Charts and diagrams as code:
· · · · ·
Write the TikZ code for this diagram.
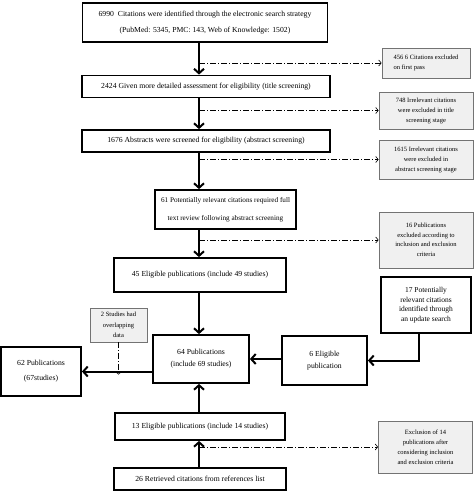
\documentclass[tikz,border=0pt]{standalone}
\usepackage{fontspec}
\setmainfont{Liberation Serif}
\usetikzlibrary{arrows.meta}
\begin{document}
\begin{tikzpicture}[x=1pt,y=-1pt,
 mainbox/.style={draw=black,line width=1.8pt,fill=white,align=center,inner sep=1pt,font=\fontsize{7.7}{10}\selectfont},
 greybox/.style={draw=black!55,line width=0.8pt,fill=black!6,align=center,inner sep=1pt,font=\fontsize{6.5}{10}\selectfont},
 mainarrow/.style={line width=2pt,-{Straight Barb[length=4.5pt,width=10pt]}},
 ddarrow/.style={line width=0.6pt,dash pattern=on 6pt off 2pt on 1pt off 2pt,-{Straight Barb[length=2.5pt,width=6pt]}},
]
\useasboundingbox (0,0) rectangle (475,493);
\coordinate (trunk) at (199,0);
\coordinate (upd) at (419,0);

\node[mainbox,minimum width=245pt,minimum height=39pt,font=\fontsize{7.7}{16}\selectfont] (b1) at (205,22.5)
 {6990\ \ Citations were identified through the electronic search strategy\\(PubMed: 5345, PMC: 143, Web of Knowledge: 1502)};
\node[greybox,minimum width=88pt,minimum height=30pt,align=left] (x1) at (426,63)
 {456 6 Citations excluded\\on first pass};
\node[mainbox,minimum width=248pt,minimum height=22pt] (b2) at (206,86.5)
 {2424 Given more detailed assessment for eligibility (title screening)};
\node[greybox,minimum width=94pt,minimum height=37pt] (x2) at (426,110.5)
 {748 Irrelevant citations\\were excluded in title\\screening stage};
\node[mainbox,minimum width=248pt,minimum height=22pt] (b3) at (206,141)
 {1676 Abstracts were screened for eligibility (abstract screening)};
\node[greybox,minimum width=94pt,minimum height=39pt] (x3) at (426,159.5)
 {1615 Irrelevant citations\\were excluded in\\abstract screening stage};
\node[mainbox,minimum width=141pt,minimum height=39pt,font=\fontsize{7.2}{18}\selectfont] (b4) at (225.5,209.5)
 {61 Potentially relevant citations required full\\text review following abstract screening};
\node[greybox,minimum width=94pt,minimum height=56pt,font=\fontsize{6.5}{9.5}\selectfont] (x4) at (426,240)
 {16 Publications\\excluded according to\\inclusion and exclusion\\criteria};
\node[mainbox,minimum width=172pt,minimum height=34pt] (b5) at (200,275)
 {45 Eligible publications (include 49 studies)};
\node[mainbox,minimum width=90pt,minimum height=56pt,font=\fontsize{7.5}{9.5}\selectfont] (b8) at (426,305)
 {17 Potentially\\relevant citations\\identified through\\an update search};
\node[greybox,minimum width=57pt,minimum height=34pt,font=\fontsize{6.5}{10.5}\selectfont] (x5) at (118.5,325)
 {2 Studies had\\overlapping\\data};
\node[mainbox,minimum width=96pt,minimum height=48pt,font=\fontsize{7.7}{12}\selectfont] (b6) at (201,359)
 {64 Publications\\(include 69 studies)};
\node[mainbox,minimum width=85pt,minimum height=49pt,font=\fontsize{7.7}{12}\selectfont] (b7) at (324.5,360.5)
 {6 Eligible\\publication};
\node[mainbox,minimum width=80pt,minimum height=49pt,font=\fontsize{7.7}{15}\selectfont] (b9) at (41,371.5)
 {62 Publications\\(67studies)};
\node[mainbox,minimum width=170pt,minimum height=27pt] (b10) at (200,426.5)
 {13 Eligible publications (include 14 studies)};
\node[greybox,minimum width=94pt,minimum height=52pt,font=\fontsize{6.5}{10}\selectfont] (x6) at (425.5,447)
 {Exclusion of 14\\publications after\\considering inclusion\\and exclusion criteria};
\node[mainbox,minimum width=172pt,minimum height=22pt] (b11) at (200,479)
 {26 Retrieved citations from references list};

% main trunk
\draw[mainarrow] (trunk |- b1.south) -- (trunk |- b2.north);
\draw[mainarrow] (trunk |- b2.south) -- (trunk |- b3.north);
\draw[mainarrow] (trunk |- b3.south) -- (trunk |- b4.north);
\draw[mainarrow] (trunk |- b4.south) -- (trunk |- b5.north);
\draw[mainarrow] (trunk |- b5.south) -- (trunk |- b6.north);
\draw[mainarrow] (trunk |- b10.north) -- (trunk |- b6.south);
\draw[mainarrow] (trunk |- b11.north) -- (trunk |- b10.south);
\draw[mainarrow] (b7.west |- b6.east) -- (b6.east);
\draw[mainarrow] (b8.south -| upd) -- (upd |- b7.east) -- (b7.east);
\draw[mainarrow] (b6.west |- b9.east) -- (b9.east);

% exclusions
\draw[ddarrow] (trunk |- x1.west) -- (x1.west);
\draw[ddarrow] (trunk |- x2.west) -- (x2.west);
\draw[ddarrow] (trunk |- x3.west) -- (x3.west);
\draw[ddarrow] (trunk |- x4.west) -- (x4.west);
\draw[ddarrow] (trunk |- x6.west) -- (x6.west);
\draw[ddarrow] (x5.south) -- ([yshift=-3pt]x5.south |- b9.east);
\end{tikzpicture}
\end{document}
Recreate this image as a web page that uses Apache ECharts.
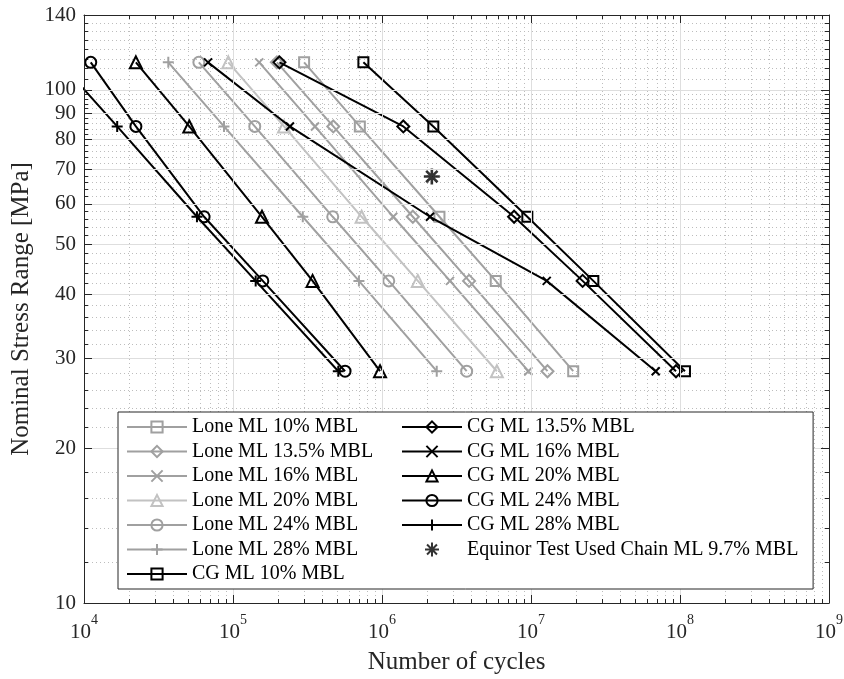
· · · · ·
▸ **EXERCISE GOAL**:
Omit the pictures and output all of the other material exactly.

▸ **WRITTEN REPLY**:
Write the TikZ code for this diagram.
\documentclass[tikz,border=0pt]{standalone}
\usepackage{fontspec}
\setmainfont{Liberation Serif}
\usetikzlibrary{arrows.meta}
\begin{document}
\begin{tikzpicture}[x=1pt,y=-1pt,
 mainbox/.style={draw=black,line width=1.8pt,fill=white,align=center,inner sep=1pt,font=\fontsize{7.7}{10}\selectfont},
 greybox/.style={draw=black!55,line width=0.8pt,fill=black!6,align=center,inner sep=1pt,font=\fontsize{6.5}{10}\selectfont},
 mainarrow/.style={line width=2pt,-{Straight Barb[length=4.5pt,width=10pt]}},
 ddarrow/.style={line width=0.6pt,dash pattern=on 6pt off 2pt on 1pt off 2pt,-{Straight Barb[length=2.5pt,width=6pt]}},
]
\useasboundingbox (0,0) rectangle (475,493);
\coordinate (trunk) at (199,0);
\coordinate (upd) at (419,0);

\node[mainbox,minimum width=245pt,minimum height=39pt,font=\fontsize{7.7}{16}\selectfont] (b1) at (205,22.5)
 {6990\ \ Citations were identified through the electronic search strategy\\(PubMed: 5345, PMC: 143, Web of Knowledge: 1502)};
\node[greybox,minimum width=88pt,minimum height=30pt,align=left] (x1) at (426,63)
 {456 6 Citations excluded\\on first pass};
\node[mainbox,minimum width=248pt,minimum height=22pt] (b2) at (206,86.5)
 {2424 Given more detailed assessment for eligibility (title screening)};
\node[greybox,minimum width=94pt,minimum height=37pt] (x2) at (426,110.5)
 {748 Irrelevant citations\\were excluded in title\\screening stage};
\node[mainbox,minimum width=248pt,minimum height=22pt] (b3) at (206,141)
 {1676 Abstracts were screened for eligibility (abstract screening)};
\node[greybox,minimum width=94pt,minimum height=39pt] (x3) at (426,159.5)
 {1615 Irrelevant citations\\were excluded in\\abstract screening stage};
\node[mainbox,minimum width=141pt,minimum height=39pt,font=\fontsize{7.2}{18}\selectfont] (b4) at (225.5,209.5)
 {61 Potentially relevant citations required full\\text review following abstract screening};
\node[greybox,minimum width=94pt,minimum height=56pt,font=\fontsize{6.5}{9.5}\selectfont] (x4) at (426,240)
 {16 Publications\\excluded according to\\inclusion and exclusion\\criteria};
\node[mainbox,minimum width=172pt,minimum height=34pt] (b5) at (200,275)
 {45 Eligible publications (include 49 studies)};
\node[mainbox,minimum width=90pt,minimum height=56pt,font=\fontsize{7.5}{9.5}\selectfont] (b8) at (426,305)
 {17 Potentially\\relevant citations\\identified through\\an update search};
\node[greybox,minimum width=57pt,minimum height=34pt,font=\fontsize{6.5}{10.5}\selectfont] (x5) at (118.5,325)
 {2 Studies had\\overlapping\\data};
\node[mainbox,minimum width=96pt,minimum height=48pt,font=\fontsize{7.7}{12}\selectfont] (b6) at (201,359)
 {64 Publications\\(include 69 studies)};
\node[mainbox,minimum width=85pt,minimum height=49pt,font=\fontsize{7.7}{12}\selectfont] (b7) at (324.5,360.5)
 {6 Eligible\\publication};
\node[mainbox,minimum width=80pt,minimum height=49pt,font=\fontsize{7.7}{15}\selectfont] (b9) at (41,371.5)
 {62 Publications\\(67studies)};
\node[mainbox,minimum width=170pt,minimum height=27pt] (b10) at (200,426.5)
 {13 Eligible publications (include 14 studies)};
\node[greybox,minimum width=94pt,minimum height=52pt,font=\fontsize{6.5}{10}\selectfont] (x6) at (425.5,447)
 {Exclusion of 14\\publications after\\considering inclusion\\and exclusion criteria};
\node[mainbox,minimum width=172pt,minimum height=22pt] (b11) at (200,479)
 {26 Retrieved citations from references list};

% main trunk
\draw[mainarrow] (trunk |- b1.south) -- (trunk |- b2.north);
\draw[mainarrow] (trunk |- b2.south) -- (trunk |- b3.north);
\draw[mainarrow] (trunk |- b3.south) -- (trunk |- b4.north);
\draw[mainarrow] (trunk |- b4.south) -- (trunk |- b5.north);
\draw[mainarrow] (trunk |- b5.south) -- (trunk |- b6.north);
\draw[mainarrow] (trunk |- b10.north) -- (trunk |- b6.south);
\draw[mainarrow] (trunk |- b11.north) -- (trunk |- b10.south);
\draw[mainarrow] (b7.west |- b6.east) -- (b6.east);
\draw[mainarrow] (b8.south -| upd) -- (upd |- b7.east) -- (b7.east);
\draw[mainarrow] (b6.west |- b9.east) -- (b9.east);

% exclusions
\draw[ddarrow] (trunk |- x1.west) -- (x1.west);
\draw[ddarrow] (trunk |- x2.west) -- (x2.west);
\draw[ddarrow] (trunk |- x3.west) -- (x3.west);
\draw[ddarrow] (trunk |- x4.west) -- (x4.west);
\draw[ddarrow] (trunk |- x6.west) -- (x6.west);
\draw[ddarrow] (x5.south) -- ([yshift=-3pt]x5.south |- b9.east);
\end{tikzpicture}
\end{document}
Recreate this image as a web page that uses Apache ECharts.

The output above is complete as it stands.